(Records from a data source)

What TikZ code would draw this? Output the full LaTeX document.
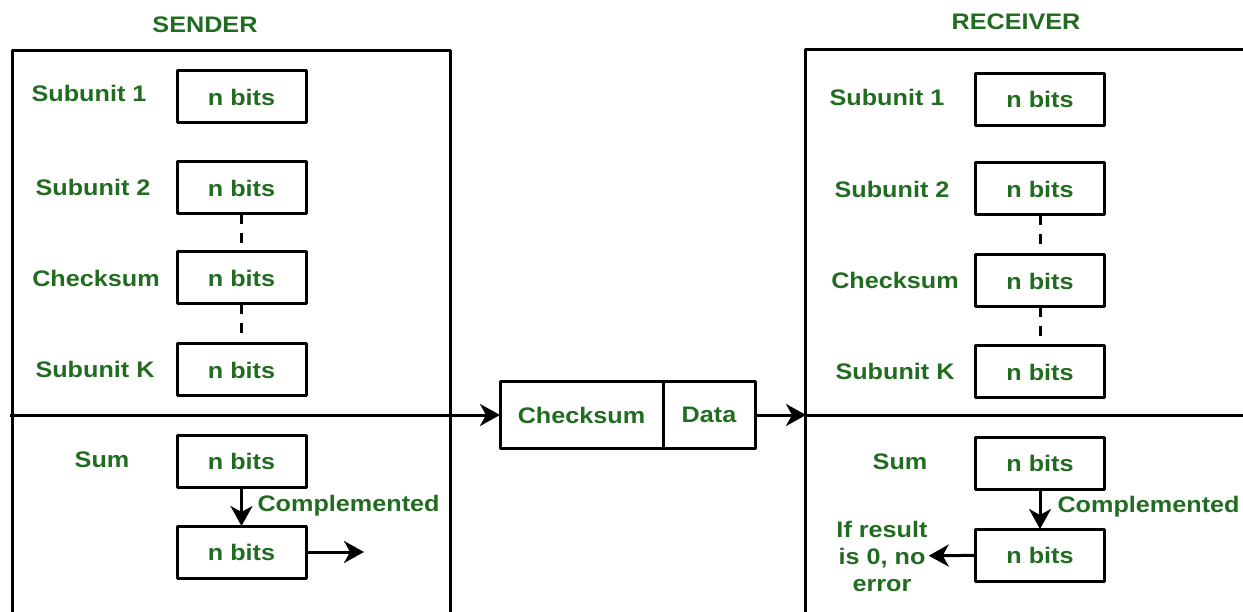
\documentclass[tikz,border=0pt]{standalone}
\usepackage{fontspec}
\setmainfont{Liberation Sans}[FakeStretch=1.12]
\usepackage{tikz}
\usetikzlibrary{arrows.meta}
\usetikzlibrary{positioning}
\definecolor{gfgreen}{RGB}{34,108,34}
\tikzset{l/.style={font=\fontsize{22.5}{27}\selectfont\bfseries, text=gfgreen}}
\tikzset{w/.style={line width=3pt}}
\tikzset{bits/.style={draw, w, l, minimum width=129pt, minimum height=52pt, inner sep=0pt, outer sep=0pt}}
\tikzset{arr/.style={w, -{Stealth[length=20pt,width=22pt,inset=6pt]}}}
\tikzset{gap/.style={w, dash pattern=on 10pt off 9pt}}

\begin{document}
\begin{tikzpicture}[x=1pt, y=-1pt, line join=round]
  \useasboundingbox (0,0) rectangle (1243,612);
  % sender side
  \draw[w] (12,620) |- (450,51) -- (450,620);
  \node[l] (stitle) at (205,25) {SENDER};
  \node[bits] (s1) at (241.5,97) {n bits};
  \node[bits] (s2) at (241.5,188) {n bits};
  \node[bits] (sc) at (241.5,278) {n bits};
  \node[bits] (sk) at (241.5,370) {n bits};
  \node[bits] (ssum) at (241.5,461) {n bits};
  \node[bits] (scmp) at (241.5,552) {n bits};
  \node[l] (ls1) at (89,93) {Subunit 1};
  \node[l] (ls2) at (93,187) {Subunit 2};
  \node[l] (lsc) at (96,278) {Checksum};
  \node[l] (lsk) at (95,369) {Subunit K};
  \node[l] (lssum) at (102,460) {Sum};
  \node[l, anchor=west] (lscmp) at (254,506) {Complemented};
  \draw[gap] (s2) -- (sc);
  \draw[gap] (sc) -- (sk);
  \draw[arr] (ssum) -- (scmp);
  \coordinate (sout) at (364,552);
  \draw[arr] (scmp) -- (sout);

  % packet on the line
  \node[bits, minimum width=163pt, minimum height=66pt] (pck) at (581.5,415) {Checksum};
  \node[bits, minimum width=92pt, minimum height=66pt, right=0pt of pck] (pdat) {Data};
  \coordinate (sdiv) at (10,415);
  \draw[arr] (sdiv) -- (pck);
  \coordinate (rin) at (806,415);
  \draw[arr] (pdat) -- (rin);

  % receiver side
  \draw[w] (805,620) |- (1250,50);
  \draw[w] (805,415) -- (1250,415);
  \node[l] (rtitle) at (1016,22) {RECEIVER};
  \node[bits] (r1) at (1040,99.5) {n bits};
  \node[bits] (r2) at (1040,189) {n bits};
  \node[bits] (rc) at (1040,281) {n bits};
  \node[bits] (rk) at (1040,372) {n bits};
  \node[bits] (rsum) at (1040,463) {n bits};
  \node[bits] (rcmp) at (1040,555) {n bits};
  \node[l] (lr1) at (887,97) {Subunit 1};
  \node[l] (lr2) at (892,189) {Subunit 2};
  \node[l] (lrc) at (895,280) {Checksum};
  \node[l] (lrk) at (895,371) {Subunit K};
  \node[l] (lrsum) at (900,462) {Sum};
  \node[l, anchor=west] (lrcmp) at (1054,507) {Complemented};
  \node[l, align=center, inner sep=1pt] (lres) at (882,556) {If result\\is 0, no\\error};
  \draw[gap] (r2) -- (rc);
  \draw[gap] (rc) -- (rk);
  \draw[arr] (rsum) -- (rcmp);
  \draw[arr] (rcmp) -- (lres);
\end{tikzpicture}
\end{document}
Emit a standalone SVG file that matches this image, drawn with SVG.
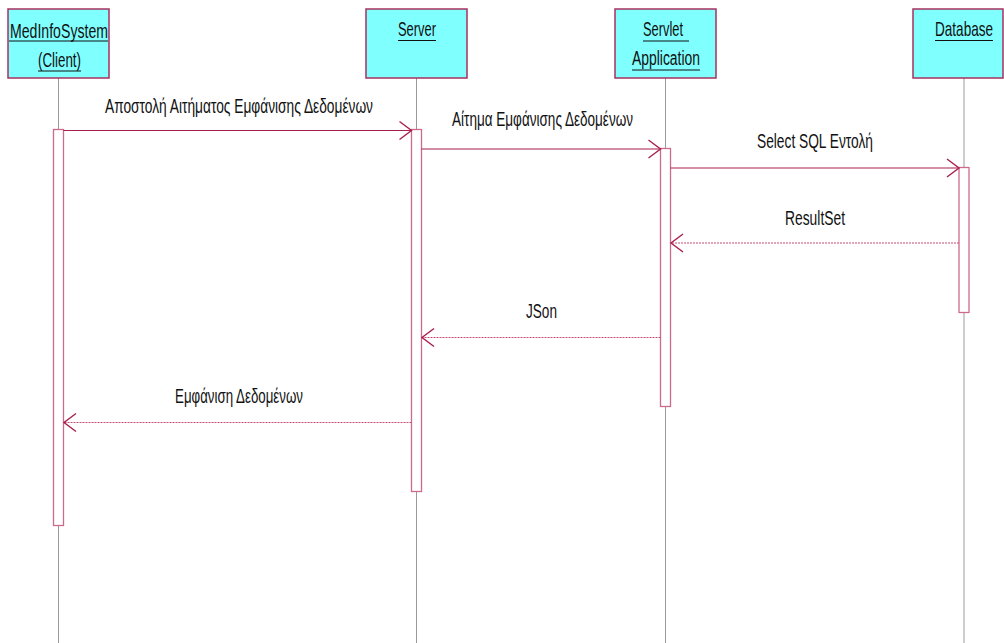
<svg xmlns="http://www.w3.org/2000/svg" width="1004" height="643" viewBox="0 0 1004 643">
  <defs>
    <style>
      .head { fill: #80ffff; stroke: #a8305e; stroke-width: 1.5; }
      .life { stroke: #9a9a9a; stroke-width: 1; }
      .act { fill: #ffffff; stroke: #cc6a8e; stroke-width: 1.3; }
      .ul { stroke: #111; stroke-width: 1; }
      .lbl { font-family: "Liberation Sans", Arial, sans-serif; font-size: 20px; fill: #111; }
      .msg { stroke: #a81f4e; stroke-width: 1.2; fill: none; }
      .ret { stroke: #c24a78; stroke-width: 1.2; fill: none; stroke-dasharray: 2 1; }
      .head-arrow { stroke: #a81f4e; stroke-width: 1.4; fill: none; }
    </style>
  </defs>
  <rect width="1004" height="643" fill="#ffffff"/>

  <!-- lifelines -->
  <g id="lifelines">
    <line class="life" x1="58.5" y1="78" x2="58.5" y2="643"/>
    <line class="life" x1="416.5" y1="78" x2="416.5" y2="643"/>
    <line class="life" x1="665.5" y1="78" x2="665.5" y2="643"/>
    <line class="life" x1="964" y1="78" x2="964" y2="643"/>
  </g>

  <g id="client">
    <rect class="head" x="8" y="9" width="101" height="69"/>
    <text class="lbl" x="10" y="37.5" textLength="98" lengthAdjust="spacingAndGlyphs">MedInfoSystem</text>
    <line class="ul" x1="9" y1="41" x2="108" y2="41"/>
    <text class="lbl" x="38" y="67" textLength="43" lengthAdjust="spacingAndGlyphs">(Client)</text>
    <line class="ul" x1="38" y1="71" x2="81" y2="71"/>
    <rect class="act" x="53.5" y="129.5" width="10" height="396"/>
  </g>

  <g id="server">
    <rect class="head" x="366" y="9" width="101" height="69"/>
    <text class="lbl" x="398" y="36" textLength="38" lengthAdjust="spacingAndGlyphs">Server</text>
    <line class="ul" x1="398" y1="40.5" x2="436" y2="40.5"/>
    <rect class="act" x="411.5" y="129.5" width="10" height="362"/>
  </g>

  <g id="servlet">
    <rect class="head" x="615" y="9" width="101" height="69"/>
    <text class="lbl" x="643" y="35.5" textLength="40" lengthAdjust="spacingAndGlyphs">Servlet</text>
    <line class="ul" x1="643" y1="41" x2="689" y2="41"/>
    <text class="lbl" x="632" y="65" textLength="68" lengthAdjust="spacingAndGlyphs">Application</text>
    <line class="ul" x1="632" y1="70" x2="700" y2="70"/>
    <rect class="act" x="660.5" y="148.5" width="10" height="258"/>
  </g>

  <g id="database">
    <rect class="head" x="913" y="9" width="90" height="69"/>
    <!-- narrow label: condensed with a horizontal scale so it stays inside the page -->
    <text class="lbl" transform="translate(935 36) scale(0.678 1)" x="0" y="0">Database</text>
    <line class="ul" x1="935" y1="40.5" x2="993" y2="40.5"/>
    <rect class="act" x="959" y="167.5" width="10" height="145"/>
  </g>

  <!-- messages -->
  <g id="connectors">
    <line class="msg" x1="63.5" y1="130.5" x2="411.5" y2="130.5"/>
    <polyline class="head-arrow" points="399.5,121.5 411.5,130.5 399.5,139.5"/>
    <text class="lbl" x="105" y="112.5" textLength="268" lengthAdjust="spacingAndGlyphs">Αποστολή Αιτήματος Εμφάνισης Δεδομένων</text>

    <line class="msg" x1="421.5" y1="149" x2="660.5" y2="149"/>
    <polyline class="head-arrow" points="648.5,140 660.5,149 648.5,158"/>
    <text class="lbl" x="452" y="126" textLength="181" lengthAdjust="spacingAndGlyphs">Αίτημα Εμφάνισης Δεδομένων</text>

    <line class="msg" x1="670.5" y1="168" x2="959" y2="168"/>
    <polyline class="head-arrow" points="947,159 959,168 947,177"/>
    <text class="lbl" x="757" y="147.5" textLength="116" lengthAdjust="spacingAndGlyphs">Select SQL Εντολή</text>

    <line class="ret" x1="959" y1="243" x2="671" y2="243"/>
    <polyline class="head-arrow" points="683,234 671,243 683,252"/>
    <text class="lbl" x="785" y="225" textLength="60" lengthAdjust="spacingAndGlyphs">ResultSet</text>

    <line class="ret" x1="660.5" y1="337.5" x2="422" y2="337.5"/>
    <polyline class="head-arrow" points="434,328.5 422,337.5 434,346.5"/>
    <text class="lbl" x="526" y="318" textLength="31" lengthAdjust="spacingAndGlyphs">JSon</text>

    <line class="ret" x1="411.5" y1="422.5" x2="64" y2="422.5"/>
    <polyline class="head-arrow" points="76,413.5 64,422.5 76,431.5"/>
    <text class="lbl" x="175" y="403" textLength="128" lengthAdjust="spacingAndGlyphs">Εμφάνιση Δεδομένων</text>
  </g>
</svg>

__Set problem__: Pull out every line above that holds the word "this".

__Written solution__:
What TikZ code would draw this? Output the full LaTeX document.
Emit a standalone SVG file that matches this image, drawn with SVG.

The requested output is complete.